Since 2020, more than 10,000 forecasts have been made by 1,300 forecasters from 41 government departments and several allied countries. The site has around 200 regular forecasters, who use only publicly available information to answer the 30-40 questions that are live at any time. Users are ranked by the accuracy of their predictions: a high confidence level in a correct prediction scored higher than a low confidence in the same prediction and a high confidence in an inaccurate forecast scored lower than a low confidence in an inaccurate forecast. The tournament is inspired by similar competitions in the United States.

In 2006, after the failure to find weapons of mass destruction (WMDs) in Iraq, the Intelligence Advanced Research Projects Activity (IARPA) was created. Its mission is to fund cutting edge research with the potential to make the intelligence community smarter and more effective. In 2010, IARPA decided to sponsor a tournament to see who could invent the best methods of making the sort of forecasts that intelligence analysts make every day. These forecasts would attach degrees of probability and certainty to future events. In forecasting it is better to think of many potential futures rather than The Future. Laplace popularized and built on the work of another 18th-century mathematician, Thomas Bayes, best known for the theorem named after him, which describes the probability of an event, based on prior knowledge of conditions that might be related to the event. Laplace was responsible more than any other for developing the Bayesian interpretation of probability. Where our understanding is less than perfect, where we don’t have the complete knowledge of Laplace’s demon, we use probability to forecast future events.
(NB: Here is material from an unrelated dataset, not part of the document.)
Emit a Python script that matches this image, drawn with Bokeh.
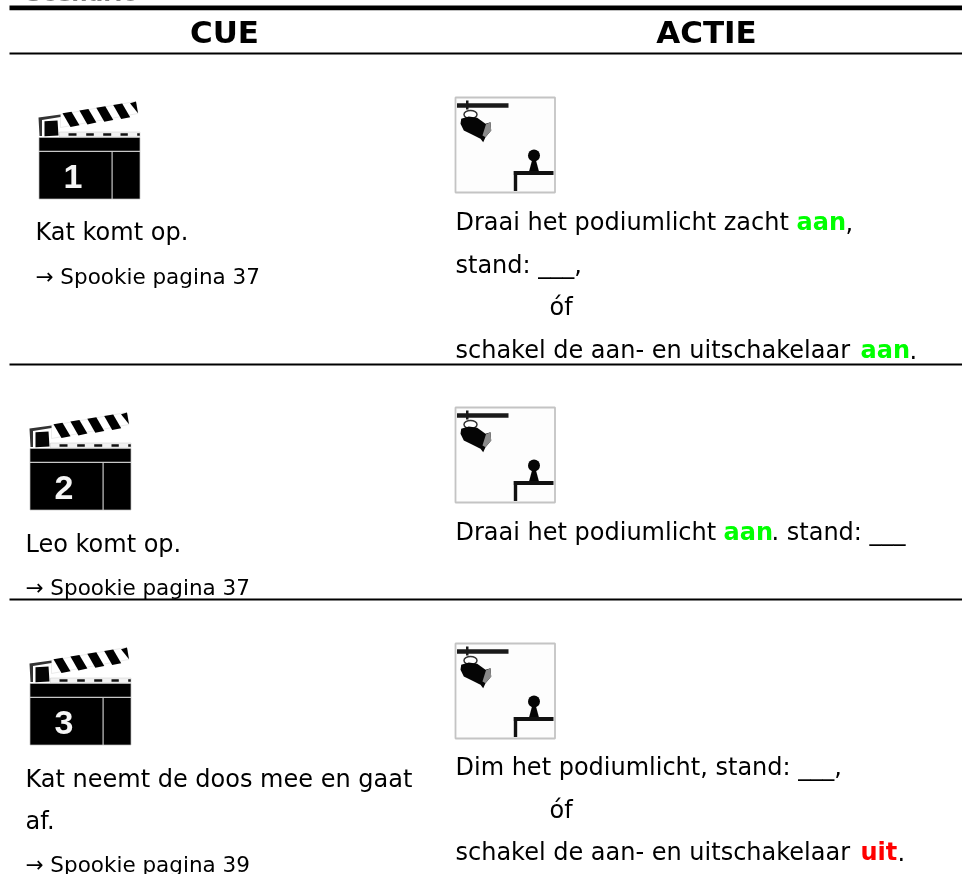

While designing the tournament, IARPA officials met Dr. Philip Tetlock of the University of Pennsylvania. Tetlock had been running forecasting tournaments for over 20 years. Over this period, he used a group of almost 300 experts from a variety of different fields to make over 28,000 predictions. His findings suggested that most of these experts were only slightly better at forecasting than leaving the answers to chance. Forecasters with the biggest media presence had the worst accuracy (he suggests the need for a story often means those with outlier or controversial views are often favored over those with track records of accuracy). Tetlock did however identify some highly accurate forecasters, who were smart, well-versed in current affairs, would regularly revise their predictions as new information came to light, and were conscious of and tried to avoid typical human biases. He called these “superforecasters.”

What Tetlock discovered though was that the aggregate forecasts were more accurate over time than any single individual. This utilizes a concept identified by the scientist Francis Galton in 1907, now known as “the wisdom of crowds.” Galton observed a contest at an English country fair to estimate the weight of an ox. The median guess of nearly 800 people was just one pound short of the actual weight (1,198 pounds). Many of these people had bits of information that would help point to the right answer. One might have remembered the weight of a similar ox from last year’s fair, another might have been a butcher used to working with meat, another a restaurant owner who buys large quantities of ox. All the valid information pointed in one direction—toward the right answer—while all the errors pointed in different directions. Tetlock augmented the wisdom of crowds with research into whether and how people make good judgments and common thinking errors.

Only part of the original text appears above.